Indictment says bribes were paid to improve credit rating

By E. Scott Reckard
Los Angeles Times

A Riverside, Calif., credit-repair firm bribed employees at the nation's three major credit bureaus in an unprecedented scheme to inflate the financial standing of hundreds of clients, causing lenders to lose at least $6 million, federal prosecutors said.

Insiders expunged damaging credit information from files at Trans Union, Equifax and Experian - companies whose credit scores are crucial to some 30,000 lenders and other businesses across the United States, prosecutors said.

A federal indictment returned by a Santa Ana, Calif., grand jury this month named three Southern Californians and two New Jersey residents in the alleged yearlong fraud that took place beginning in February 2001.

Experian said it triggered the investigation in early 2002 after it caught and fired a Dallas employee who was part of the scam.

The employee, Dolores Guerrero, was paid $300 to $500 a week to falsify files, said Assistant U.S. Attorney Douglas McCormick. She pleaded guilty to fraud in May and is serving a prison term of more than three years, McCormick said.

The Aug. 4 indictment, listing 16 counts of fraud and conspiracy, named Mickey Lynn Manning, 44, the alleged ringleader, and her husband, Ross Smith, 37. They allegedly operated the scam through their Riverside-based company, Second Chance Financial Services, which specializes in improving people's credit ratings.

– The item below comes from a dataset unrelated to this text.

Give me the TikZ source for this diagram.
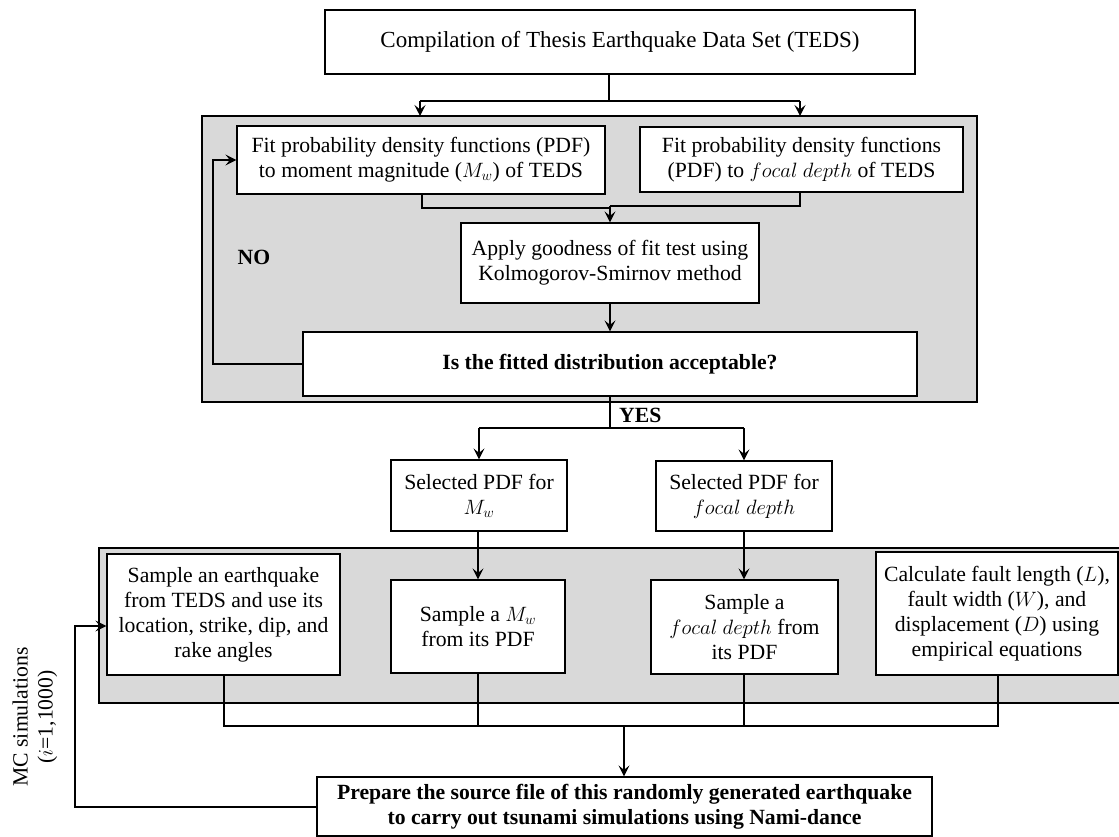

The couple's attorney, Howard Beckler, said they planned to surrender, plead not guilty and be released on bond tomorrow. He declined to comment further.

Consumer-credit experts expressed concern over the alleged breach of security. "It compromises the single-most important source of information that lenders use to make credit decisions," said Scott Gable, senior vice president of the consumer-credit division of Wells Fargo.

In the past, credit-bureau information has been misused to commit identity theft, authorities said. But neither prosecutors nor consumer advocates could recall a case in which insiders at credit bureaus systematically falsified credit files.

"It raises a lot of issues about the security of the credit-reporting industry and whether or not its systems are adequate to ensure the maximum possible accuracy," said Edmund Mierzwinski, consumer-program director for the U.S. Public Interest Research Group.

Equifax spokesman David Rubinger in Atlanta declined to comment but noted the indictment didn't identify any Equifax employees by name. TransUnion said no one was available to discuss the case.

Experian spokesman Donald Girard said the unusual nature of the fraud and the fact his company's own monitoring systems first detected the "anomalies" in Guerrero's work showed the industry's security measures were sound.

Falsifying credit files is "kind of like counterfeiting the new bills," Girard said. "You can try it, but it's hard to get away with it with all the shape-shifting holograms and embedded threads."

He said Guerrero, who had worked at Experian for three years, passed rigorous screening before being hired and was one of relatively few employees authorized to change information in consumers' files.

The credit bureaus collect information about consumers' payment habits from financial institutions including banks and credit-card companies, then sell this information to lenders and other companies in the form of credit scores.

Credit-repair firms are typically hired by consumers whose checkered bill-paying history has left them unable to qualify for loans.

The indictment said more than 50 businesses lost a total of more than $6 million extending credit to people whose credit ratings were inflated and who defaulted on their debts.